## DIRECTION
Give an exact copy of every line, leaving images out.

## DATA BLOCK

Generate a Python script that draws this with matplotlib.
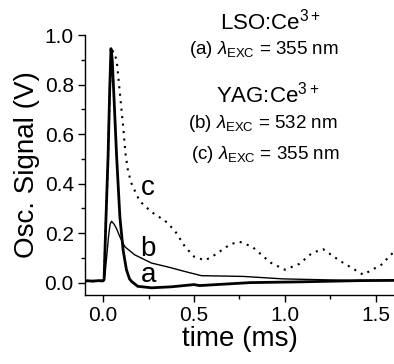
import matplotlib
matplotlib.use('Agg')
import matplotlib.pyplot as plt
from matplotlib.ticker import MultipleLocator

plt.rcParams['font.family'] = ['Liberation Sans', 'DejaVu Sans']
plt.rcParams['mathtext.fontset'] = 'custom'
plt.rcParams['mathtext.rm'] = 'Liberation Sans'
plt.rcParams['mathtext.it'] = 'Liberation Sans:italic'

# ── Data ─────────────────────────────────────────────────────────────────────
# (a) LSO:Ce3+, 355 nm
t_a = [-0.1, -0.06, -0.02, 0.0, 0.005, 0.015, 0.027, 0.036, 0.043, 0.05, 0.06,
       0.074, 0.092, 0.11, 0.128, 0.145, 0.156, 0.19, 0.266, 0.375, 0.5, 0.53,
       0.81, 1.08, 1.41, 1.6]
v_a = [0.008, 0.006, 0.008, 0.007, 0.012, 0.25, 0.51, 0.78, 0.945, 0.90, 0.74,
       0.51, 0.265, 0.13, 0.052, 0.015, 0.005, -0.015, -0.021, -0.017, -0.008, -0.012,
       0.0, 0.003, 0.008, 0.009]

# (b) YAG:Ce3+, 532 nm
t_b = [-0.1, 0.0, 0.01, 0.02, 0.03, 0.038, 0.046, 0.06, 0.073, 0.092, 0.119,
       0.174, 0.266, 0.357, 0.449, 0.54, 0.77, 0.99, 1.36, 1.6]
v_b = [0.008, 0.008, 0.03, 0.11, 0.19, 0.235, 0.248, 0.236, 0.219, 0.185, 0.145,
       0.112, 0.079, 0.063, 0.045, 0.028, 0.025, 0.015, 0.009, 0.009]

# (c) YAG:Ce3+, 355 nm
t_c = [-0.1, 0.0, 0.005, 0.015, 0.027, 0.037, 0.045, 0.055, 0.074, 0.092, 0.11,
       0.123, 0.137, 0.156, 0.2, 0.266, 0.34, 0.394, 0.45, 0.5, 0.56, 0.6, 0.64,
       0.7, 0.75, 0.82, 0.92, 1.0, 1.08, 1.15, 1.21, 1.3, 1.43, 1.53, 1.6]
v_c = [0.005, 0.006, 0.015, 0.25, 0.5, 0.78, 0.925, 0.935, 0.9, 0.765, 0.63,
       0.52, 0.45, 0.40, 0.33, 0.285, 0.25, 0.21, 0.145, 0.105, 0.09, 0.105, 0.125,
       0.155, 0.165, 0.145, 0.081, 0.052, 0.076, 0.12, 0.135, 0.089, 0.032, 0.072, 0.125]

fig = plt.figure(figsize=(3.94, 3.64), dpi=100)
ax = fig.add_axes([0.2157, 0.1896, 0.7843, 0.7142])

ax.plot(t_a, v_a, color='black', lw=2.0)
ax.plot(t_b, v_b, color='black', lw=1.0)
ax.plot(t_c, v_c, color='black', lw=1.5, linestyle=(0, (1, 2.6)))

ax.set_xlim(-0.1, 1.6)
ax.set_ylim(-0.05, 1.0)
ax.xaxis.set_major_locator(MultipleLocator(0.5))
ax.xaxis.set_minor_locator(MultipleLocator(0.25))
ax.yaxis.set_major_locator(MultipleLocator(0.2))
ax.yaxis.set_minor_locator(MultipleLocator(0.1))
ax.xaxis.set_major_formatter(plt.FormatStrFormatter('%.1f'))
ax.yaxis.set_major_formatter(plt.FormatStrFormatter('%.1f'))
for s in ['top', 'right']:
    ax.spines[s].set_visible(False)
for s in ['left', 'bottom']:
    ax.spines[s].set_linewidth(1.0)
ax.tick_params(which='major', direction='out', length=5, width=1.0, labelsize=15, pad=3)
ax.tick_params(which='minor', direction='out', length=3, width=1.0)

ax.set_xlabel('time (ms)', fontsize=20, labelpad=1)
ax.set_ylabel('Osc. Signal (V)', fontsize=20, labelpad=3)

# curve labels
def px(x, y):
    return x / 394, 1 - y / 364

for lbl, (x, y) in [('c', (148, 195)), ('b', (148, 256)), ('a', (149, 282))]:
    fig.text(*px(x, y), lbl, fontsize=20, ha='center', va='baseline')

fig.text(*px(270, 22), r'LSO:$\mathrm{Ce}^{3+}$', fontsize=16, ha='center', va='center')
fig.text(*px(264, 50), r'(a) $\lambda_{\rm EXC}$ = 355 nm', fontsize=13.5, ha='center', va='center')
fig.text(*px(268, 95), r'YAG:$\mathrm{Ce}^{3+}$', fontsize=16, ha='center', va='center')
fig.text(*px(263, 123), r'(b) $\lambda_{\rm EXC}$ = 532 nm', fontsize=13.5, ha='center', va='center')
fig.text(*px(265, 154), r'(c) $\lambda_{\rm EXC}$ = 355 nm', fontsize=13.5, ha='center', va='center')

fig.savefig('out.png', dpi=100)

## RESPONSE TO THIS EXERCISE
Generate a Python script that draws this with matplotlib.
import matplotlib
matplotlib.use('Agg')
import matplotlib.pyplot as plt
from matplotlib.ticker import MultipleLocator

plt.rcParams['font.family'] = ['Liberation Sans', 'DejaVu Sans']
plt.rcParams['mathtext.fontset'] = 'custom'
plt.rcParams['mathtext.rm'] = 'Liberation Sans'
plt.rcParams['mathtext.it'] = 'Liberation Sans:italic'

# ── Data ─────────────────────────────────────────────────────────────────────
# (a) LSO:Ce3+, 355 nm
t_a = [-0.1, -0.06, -0.02, 0.0, 0.005, 0.015, 0.027, 0.036, 0.043, 0.05, 0.06,
       0.074, 0.092, 0.11, 0.128, 0.145, 0.156, 0.19, 0.266, 0.375, 0.5, 0.53,
       0.81, 1.08, 1.41, 1.6]
v_a = [0.008, 0.006, 0.008, 0.007, 0.012, 0.25, 0.51, 0.78, 0.945, 0.90, 0.74,
       0.51, 0.265, 0.13, 0.052, 0.015, 0.005, -0.015, -0.021, -0.017, -0.008, -0.012,
       0.0, 0.003, 0.008, 0.009]

# (b) YAG:Ce3+, 532 nm
t_b = [-0.1, 0.0, 0.01, 0.02, 0.03, 0.038, 0.046, 0.06, 0.073, 0.092, 0.119,
       0.174, 0.266, 0.357, 0.449, 0.54, 0.77, 0.99, 1.36, 1.6]
v_b = [0.008, 0.008, 0.03, 0.11, 0.19, 0.235, 0.248, 0.236, 0.219, 0.185, 0.145,
       0.112, 0.079, 0.063, 0.045, 0.028, 0.025, 0.015, 0.009, 0.009]

# (c) YAG:Ce3+, 355 nm
t_c = [-0.1, 0.0, 0.005, 0.015, 0.027, 0.037, 0.045, 0.055, 0.074, 0.092, 0.11,
       0.123, 0.137, 0.156, 0.2, 0.266, 0.34, 0.394, 0.45, 0.5, 0.56, 0.6, 0.64,
       0.7, 0.75, 0.82, 0.92, 1.0, 1.08, 1.15, 1.21, 1.3, 1.43, 1.53, 1.6]
v_c = [0.005, 0.006, 0.015, 0.25, 0.5, 0.78, 0.925, 0.935, 0.9, 0.765, 0.63,
       0.52, 0.45, 0.40, 0.33, 0.285, 0.25, 0.21, 0.145, 0.105, 0.09, 0.105, 0.125,
       0.155, 0.165, 0.145, 0.081, 0.052, 0.076, 0.12, 0.135, 0.089, 0.032, 0.072, 0.125]

fig = plt.figure(figsize=(3.94, 3.64), dpi=100)
ax = fig.add_axes([0.2157, 0.1896, 0.7843, 0.7142])

ax.plot(t_a, v_a, color='black', lw=2.0)
ax.plot(t_b, v_b, color='black', lw=1.0)
ax.plot(t_c, v_c, color='black', lw=1.5, linestyle=(0, (1, 2.6)))

ax.set_xlim(-0.1, 1.6)
ax.set_ylim(-0.05, 1.0)
ax.xaxis.set_major_locator(MultipleLocator(0.5))
ax.xaxis.set_minor_locator(MultipleLocator(0.25))
ax.yaxis.set_major_locator(MultipleLocator(0.2))
ax.yaxis.set_minor_locator(MultipleLocator(0.1))
ax.xaxis.set_major_formatter(plt.FormatStrFormatter('%.1f'))
ax.yaxis.set_major_formatter(plt.FormatStrFormatter('%.1f'))
for s in ['top', 'right']:
    ax.spines[s].set_visible(False)
for s in ['left', 'bottom']:
    ax.spines[s].set_linewidth(1.0)
ax.tick_params(which='major', direction='out', length=5, width=1.0, labelsize=15, pad=3)
ax.tick_params(which='minor', direction='out', length=3, width=1.0)

ax.set_xlabel('time (ms)', fontsize=20, labelpad=1)
ax.set_ylabel('Osc. Signal (V)', fontsize=20, labelpad=3)

# curve labels
def px(x, y):
    return x / 394, 1 - y / 364

for lbl, (x, y) in [('c', (148, 195)), ('b', (148, 256)), ('a', (149, 282))]:
    fig.text(*px(x, y), lbl, fontsize=20, ha='center', va='baseline')

fig.text(*px(270, 22), r'LSO:$\mathrm{Ce}^{3+}$', fontsize=16, ha='center', va='center')
fig.text(*px(264, 50), r'(a) $\lambda_{\rm EXC}$ = 355 nm', fontsize=13.5, ha='center', va='center')
fig.text(*px(268, 95), r'YAG:$\mathrm{Ce}^{3+}$', fontsize=16, ha='center', va='center')
fig.text(*px(263, 123), r'(b) $\lambda_{\rm EXC}$ = 532 nm', fontsize=13.5, ha='center', va='center')
fig.text(*px(265, 154), r'(c) $\lambda_{\rm EXC}$ = 355 nm', fontsize=13.5, ha='center', va='center')

fig.savefig('out.png', dpi=100)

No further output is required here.